Second, Iran will continue to rely on its strategic assets to generate leverage under conditions of constraint. This includes its economic positioning and its control over key transit routes such as the Strait of Hormuz. While not explicitly stated, the broader framework of resistance economy and sustained confrontation suggests that such tools will remain central to its strategic calculus.

Third, Iran is likely to continue presenting itself as a central actor in regional affairs—one that is positioned not as a source of instability, but as a stabilizing force within the Muslim world. Mojtaba’s emphasis on shared identity and regional engagement reflects an ongoing effort to frame Iran as a critical intermediary and political anchor in the region.

Fourth, the management of internal cohesion will remain a priority. The emphasis on unity, the regulation of media, and the framing of internal dissent within the context of external threat indicate that the state will continue to prioritize narrative control and the visible alignment of society with the system.

Finally, the conditions described in Mojtaba’s address point toward continued societal mobilization. The integration of population, ideology, and defense—reflected in references to participation, public performance of loyalty, and endurance—suggests the expansion of Basij forces within a broader security apparatus.

At the same time, the structure of the Islamic Republic reflects a system designed for continuity under pressure. Leadership may be disrupted, but the institutional and ideological framework remains intact.
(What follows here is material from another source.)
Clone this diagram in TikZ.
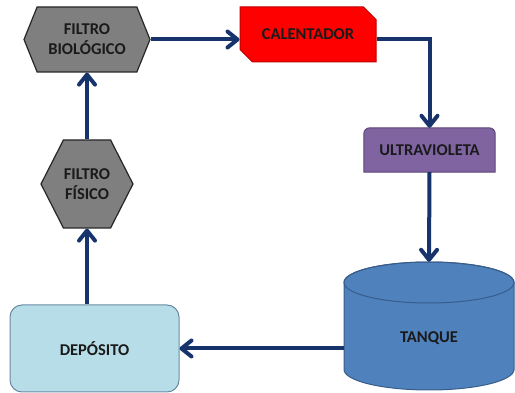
\documentclass[tikz,border=0pt]{standalone}
\usepackage{fontspec}
\setmainfont{Carlito}
\usetikzlibrary{shapes.symbols,shapes.misc,arrows.meta}

\definecolor{flow}{HTML}{17336B}
\definecolor{txt}{HTML}{1A1A1A}
\definecolor{hexfill}{HTML}{7F7F7F}
\definecolor{hexline}{HTML}{262626}
\definecolor{heatfill}{HTML}{FF0000}
\definecolor{heatline}{HTML}{C00000}
\definecolor{uvfill}{HTML}{8064A2}
\definecolor{uvline}{HTML}{5C4776}
\definecolor{tankfill}{HTML}{4F81BD}
\definecolor{tankline}{HTML}{385D8A}
\definecolor{depfill}{HTML}{B7DEE8}
\definecolor{depline}{HTML}{6A8AA3}

\tikzset{
  label text/.style={font=\fontsize{16.5}{20}\selectfont\bfseries, text=txt, align=center, inner sep=0pt},
  hexstage/.style={label text, signal, signal to=west and east, draw=hexline, fill=hexfill, line width=1.2pt},
  heater/.style={label text, chamfered rectangle, chamfered rectangle corners={north east, south west},
    chamfered rectangle xsep=7pt, chamfered rectangle ysep=7pt, draw=heatline, fill=heatfill, line width=1pt},
  frame/.style={label text, rectangle},
  flowline/.style={draw=flow, line width=4pt, -{Straight Barb[round,length=10pt,width=16pt]}},
}

\begin{document}
\begin{tikzpicture}[x=1pt,y=-1pt]
\useasboundingbox (0,0) rectangle (515,393);

% filters
\node[hexstage, minimum width=126pt, minimum height=65pt, signal pointer angle=136] (bio) at (87,39.5) {FILTRO\\BIOLÓGICO};
\node[hexstage, minimum width=92pt, minimum height=88pt, signal pointer angle=126] (phys) at (87,184) {FILTRO\\FÍSICO};

% heater
\node[heater, minimum width=136pt, minimum height=55pt] (cal) at (308,34.5) {CALENTADOR};

% UV stage: rounded top corners only
\node[frame, minimum width=131pt, minimum height=44pt] (uv) at (429.5,150) {};
\fill[uvfill, draw=uvline, line width=1pt] (uv.south west) [rounded corners=6pt] -- (uv.north west) -- (uv.north east) [sharp corners] -- (uv.south east) -- cycle;
\node[label text] at (uv.center) {ULTRAVIOLETA};

% tank (cylinder)
\node[frame, minimum width=170pt, minimum height=128pt] (tank) at (429,326) {};
\filldraw[fill=tankfill, draw=tankline, line width=1pt]
  (344,282.5) -- (344,369.5) arc[start angle=180, end angle=0, x radius=85, y radius=20.5]
  -- (514,282.5) arc[start angle=0, end angle=-180, x radius=85, y radius=20.5] -- cycle;
\draw[tankline, line width=1pt] (429,282.5) ellipse[x radius=85pt, y radius=20.5pt];
\node[label text] (tanktext) at (429,338) {TANQUE};

% reservoir
\node[label text, rectangle, rounded corners=12pt, draw=depline, fill=depfill, line width=1pt,
  minimum width=169pt, minimum height=87pt] (dep) at (94.5,348.5) {DEPÓSITO};

% flow
\draw[flowline] (phys.south |- dep.north) -- (phys.south);
\draw[flowline] (phys.north) -- (bio.south);
\draw[flowline] (bio.east) -- (bio.east -| cal.west);
\draw[flowline] (cal.east |- bio.east) -| (uv.north);
\draw[flowline] (uv.south) -- (tank.north);
\draw[flowline] (dep.east -| tank.west) -- (dep.east);
\end{tikzpicture}
\end{document}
As reflected in the logic of the system itself, the removal of individuals does not dismantle the structure through which it operates.

Taken together, these elements suggest that external pressure, rather than producing immediate collapse, may reinforce the internal mechanisms that allow the Islamic Republic to endure. Any policy approach that assumes cumulative weakening under pressure risks overlooking the system’s capacity for adaptation, mobilization, and ideological consolidation under conditions of war.